(Items from a dataset)
+-------+

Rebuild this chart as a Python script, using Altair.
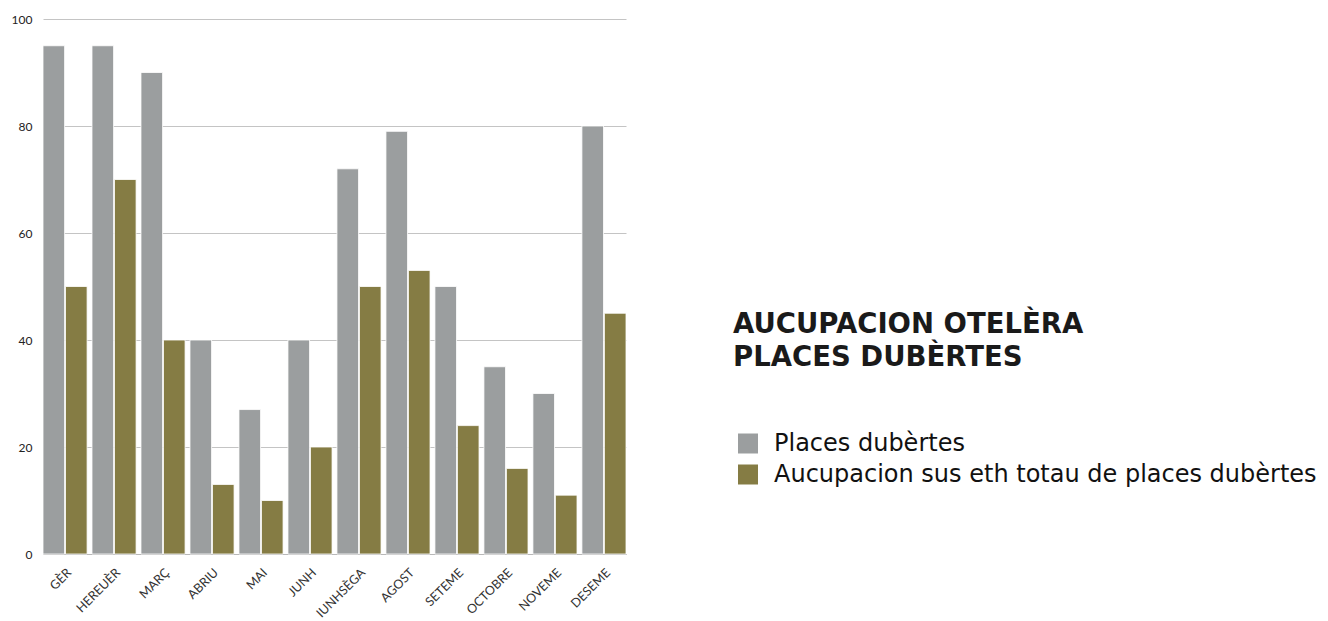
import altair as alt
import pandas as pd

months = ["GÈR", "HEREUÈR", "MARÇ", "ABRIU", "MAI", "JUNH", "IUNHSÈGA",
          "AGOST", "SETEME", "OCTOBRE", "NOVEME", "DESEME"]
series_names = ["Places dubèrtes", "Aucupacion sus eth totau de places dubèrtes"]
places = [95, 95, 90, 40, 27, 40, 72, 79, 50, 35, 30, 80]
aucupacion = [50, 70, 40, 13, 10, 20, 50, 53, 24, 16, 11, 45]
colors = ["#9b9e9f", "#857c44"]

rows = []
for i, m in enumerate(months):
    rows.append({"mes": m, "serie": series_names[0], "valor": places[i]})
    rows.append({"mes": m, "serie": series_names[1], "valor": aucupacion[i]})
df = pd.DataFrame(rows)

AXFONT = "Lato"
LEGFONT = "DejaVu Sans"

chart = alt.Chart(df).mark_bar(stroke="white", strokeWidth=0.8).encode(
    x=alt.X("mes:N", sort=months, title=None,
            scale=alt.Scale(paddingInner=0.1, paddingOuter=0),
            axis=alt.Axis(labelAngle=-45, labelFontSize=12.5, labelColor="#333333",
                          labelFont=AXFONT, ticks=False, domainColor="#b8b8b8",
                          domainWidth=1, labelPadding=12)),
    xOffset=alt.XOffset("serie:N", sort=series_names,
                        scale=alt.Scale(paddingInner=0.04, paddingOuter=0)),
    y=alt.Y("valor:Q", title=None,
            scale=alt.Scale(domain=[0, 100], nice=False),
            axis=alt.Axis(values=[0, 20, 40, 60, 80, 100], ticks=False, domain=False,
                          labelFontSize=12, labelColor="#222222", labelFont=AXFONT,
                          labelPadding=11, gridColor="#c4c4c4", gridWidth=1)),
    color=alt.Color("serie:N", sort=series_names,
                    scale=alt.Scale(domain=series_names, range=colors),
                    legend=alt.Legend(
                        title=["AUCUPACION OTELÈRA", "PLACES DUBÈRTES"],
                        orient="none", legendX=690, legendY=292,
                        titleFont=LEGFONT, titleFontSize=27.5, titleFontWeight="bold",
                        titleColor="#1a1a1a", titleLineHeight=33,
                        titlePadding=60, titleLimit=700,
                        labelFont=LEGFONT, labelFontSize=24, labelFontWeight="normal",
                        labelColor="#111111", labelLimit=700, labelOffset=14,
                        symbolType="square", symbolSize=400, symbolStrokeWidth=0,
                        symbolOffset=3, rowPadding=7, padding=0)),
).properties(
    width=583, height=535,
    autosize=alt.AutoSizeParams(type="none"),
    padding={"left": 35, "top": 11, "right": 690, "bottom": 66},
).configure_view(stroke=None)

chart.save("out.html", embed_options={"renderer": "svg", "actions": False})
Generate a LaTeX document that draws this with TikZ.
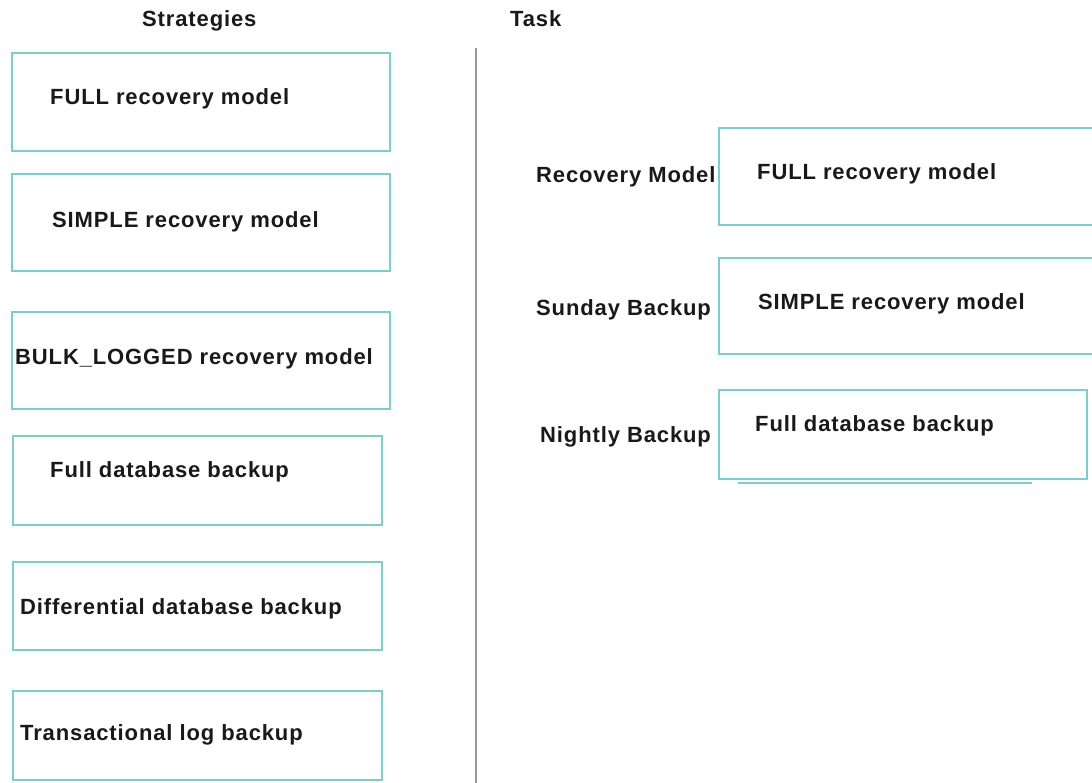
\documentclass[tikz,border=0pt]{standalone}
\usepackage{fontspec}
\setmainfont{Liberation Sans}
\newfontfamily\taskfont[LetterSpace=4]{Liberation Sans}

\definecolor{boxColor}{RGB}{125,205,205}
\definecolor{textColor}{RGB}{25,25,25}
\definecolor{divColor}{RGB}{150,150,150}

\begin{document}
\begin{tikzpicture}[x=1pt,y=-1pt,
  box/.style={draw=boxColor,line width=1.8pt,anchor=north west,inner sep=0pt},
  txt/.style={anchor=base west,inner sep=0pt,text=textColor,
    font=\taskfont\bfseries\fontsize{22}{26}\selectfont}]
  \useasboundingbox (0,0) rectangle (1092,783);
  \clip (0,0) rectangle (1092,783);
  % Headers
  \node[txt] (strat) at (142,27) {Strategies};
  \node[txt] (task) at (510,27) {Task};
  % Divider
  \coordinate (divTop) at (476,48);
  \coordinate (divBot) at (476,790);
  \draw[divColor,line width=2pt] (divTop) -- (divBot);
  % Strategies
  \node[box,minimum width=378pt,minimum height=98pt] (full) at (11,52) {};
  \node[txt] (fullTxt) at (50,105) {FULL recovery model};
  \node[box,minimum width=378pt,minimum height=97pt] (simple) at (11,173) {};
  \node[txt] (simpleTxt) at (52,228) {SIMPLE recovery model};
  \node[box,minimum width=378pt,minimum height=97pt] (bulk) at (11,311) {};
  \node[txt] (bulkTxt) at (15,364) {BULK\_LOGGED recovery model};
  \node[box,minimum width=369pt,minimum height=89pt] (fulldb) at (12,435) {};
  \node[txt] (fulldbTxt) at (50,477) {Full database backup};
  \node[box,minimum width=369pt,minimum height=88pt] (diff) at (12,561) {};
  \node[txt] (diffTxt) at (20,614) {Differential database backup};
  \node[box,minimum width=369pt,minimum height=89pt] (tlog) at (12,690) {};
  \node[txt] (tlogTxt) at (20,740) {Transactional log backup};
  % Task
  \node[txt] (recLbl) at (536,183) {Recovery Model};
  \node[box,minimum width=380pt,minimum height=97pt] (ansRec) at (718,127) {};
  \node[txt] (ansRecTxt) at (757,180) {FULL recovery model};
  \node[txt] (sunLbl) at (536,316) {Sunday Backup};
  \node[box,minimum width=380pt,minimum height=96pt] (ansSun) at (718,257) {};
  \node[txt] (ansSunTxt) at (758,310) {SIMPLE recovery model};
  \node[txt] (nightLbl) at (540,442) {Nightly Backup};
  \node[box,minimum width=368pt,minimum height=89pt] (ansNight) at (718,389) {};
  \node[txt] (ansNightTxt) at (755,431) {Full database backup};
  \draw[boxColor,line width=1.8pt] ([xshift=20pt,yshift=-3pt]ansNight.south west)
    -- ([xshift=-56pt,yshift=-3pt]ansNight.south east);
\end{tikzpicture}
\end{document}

+-------+

▶ Exercise objective: Make an exact copy of every entry above, minus the images.

▶ Worked solution:
Rebuild this chart as a Python script, using Altair.
import altair as alt
import pandas as pd

months = ["GÈR", "HEREUÈR", "MARÇ", "ABRIU", "MAI", "JUNH", "IUNHSÈGA",
          "AGOST", "SETEME", "OCTOBRE", "NOVEME", "DESEME"]
series_names = ["Places dubèrtes", "Aucupacion sus eth totau de places dubèrtes"]
places = [95, 95, 90, 40, 27, 40, 72, 79, 50, 35, 30, 80]
aucupacion = [50, 70, 40, 13, 10, 20, 50, 53, 24, 16, 11, 45]
colors = ["#9b9e9f", "#857c44"]

rows = []
for i, m in enumerate(months):
    rows.append({"mes": m, "serie": series_names[0], "valor": places[i]})
    rows.append({"mes": m, "serie": series_names[1], "valor": aucupacion[i]})
df = pd.DataFrame(rows)

AXFONT = "Lato"
LEGFONT = "DejaVu Sans"

chart = alt.Chart(df).mark_bar(stroke="white", strokeWidth=0.8).encode(
    x=alt.X("mes:N", sort=months, title=None,
            scale=alt.Scale(paddingInner=0.1, paddingOuter=0),
            axis=alt.Axis(labelAngle=-45, labelFontSize=12.5, labelColor="#333333",
                          labelFont=AXFONT, ticks=False, domainColor="#b8b8b8",
                          domainWidth=1, labelPadding=12)),
    xOffset=alt.XOffset("serie:N", sort=series_names,
                        scale=alt.Scale(paddingInner=0.04, paddingOuter=0)),
    y=alt.Y("valor:Q", title=None,
            scale=alt.Scale(domain=[0, 100], nice=False),
            axis=alt.Axis(values=[0, 20, 40, 60, 80, 100], ticks=False, domain=False,
                          labelFontSize=12, labelColor="#222222", labelFont=AXFONT,
                          labelPadding=11, gridColor="#c4c4c4", gridWidth=1)),
    color=alt.Color("serie:N", sort=series_names,
                    scale=alt.Scale(domain=series_names, range=colors),
                    legend=alt.Legend(
                        title=["AUCUPACION OTELÈRA", "PLACES DUBÈRTES"],
                        orient="none", legendX=690, legendY=292,
                        titleFont=LEGFONT, titleFontSize=27.5, titleFontWeight="bold",
                        titleColor="#1a1a1a", titleLineHeight=33,
                        titlePadding=60, titleLimit=700,
                        labelFont=LEGFONT, labelFontSize=24, labelFontWeight="normal",
                        labelColor="#111111", labelLimit=700, labelOffset=14,
                        symbolType="square", symbolSize=400, symbolStrokeWidth=0,
                        symbolOffset=3, rowPadding=7, padding=0)),
).properties(
    width=583, height=535,
    autosize=alt.AutoSizeParams(type="none"),
    padding={"left": 35, "top": 11, "right": 690, "bottom": 66},
).configure_view(stroke=None)

chart.save("out.html", embed_options={"renderer": "svg", "actions": False})
Generate a LaTeX document that draws this with TikZ.
\documentclass[tikz,border=0pt]{standalone}
\usepackage{fontspec}
\setmainfont{Liberation Sans}
\newfontfamily\taskfont[LetterSpace=4]{Liberation Sans}

\definecolor{boxColor}{RGB}{125,205,205}
\definecolor{textColor}{RGB}{25,25,25}
\definecolor{divColor}{RGB}{150,150,150}

\begin{document}
\begin{tikzpicture}[x=1pt,y=-1pt,
  box/.style={draw=boxColor,line width=1.8pt,anchor=north west,inner sep=0pt},
  txt/.style={anchor=base west,inner sep=0pt,text=textColor,
    font=\taskfont\bfseries\fontsize{22}{26}\selectfont}]
  \useasboundingbox (0,0) rectangle (1092,783);
  \clip (0,0) rectangle (1092,783);
  % Headers
  \node[txt] (strat) at (142,27) {Strategies};
  \node[txt] (task) at (510,27) {Task};
  % Divider
  \coordinate (divTop) at (476,48);
  \coordinate (divBot) at (476,790);
  \draw[divColor,line width=2pt] (divTop) -- (divBot);
  % Strategies
  \node[box,minimum width=378pt,minimum height=98pt] (full) at (11,52) {};
  \node[txt] (fullTxt) at (50,105) {FULL recovery model};
  \node[box,minimum width=378pt,minimum height=97pt] (simple) at (11,173) {};
  \node[txt] (simpleTxt) at (52,228) {SIMPLE recovery model};
  \node[box,minimum width=378pt,minimum height=97pt] (bulk) at (11,311) {};
  \node[txt] (bulkTxt) at (15,364) {BULK\_LOGGED recovery model};
  \node[box,minimum width=369pt,minimum height=89pt] (fulldb) at (12,435) {};
  \node[txt] (fulldbTxt) at (50,477) {Full database backup};
  \node[box,minimum width=369pt,minimum height=88pt] (diff) at (12,561) {};
  \node[txt] (diffTxt) at (20,614) {Differential database backup};
  \node[box,minimum width=369pt,minimum height=89pt] (tlog) at (12,690) {};
  \node[txt] (tlogTxt) at (20,740) {Transactional log backup};
  % Task
  \node[txt] (recLbl) at (536,183) {Recovery Model};
  \node[box,minimum width=380pt,minimum height=97pt] (ansRec) at (718,127) {};
  \node[txt] (ansRecTxt) at (757,180) {FULL recovery model};
  \node[txt] (sunLbl) at (536,316) {Sunday Backup};
  \node[box,minimum width=380pt,minimum height=96pt] (ansSun) at (718,257) {};
  \node[txt] (ansSunTxt) at (758,310) {SIMPLE recovery model};
  \node[txt] (nightLbl) at (540,442) {Nightly Backup};
  \node[box,minimum width=368pt,minimum height=89pt] (ansNight) at (718,389) {};
  \node[txt] (ansNightTxt) at (755,431) {Full database backup};
  \draw[boxColor,line width=1.8pt] ([xshift=20pt,yshift=-3pt]ansNight.south west)
    -- ([xshift=-56pt,yshift=-3pt]ansNight.south east);
\end{tikzpicture}
\end{document}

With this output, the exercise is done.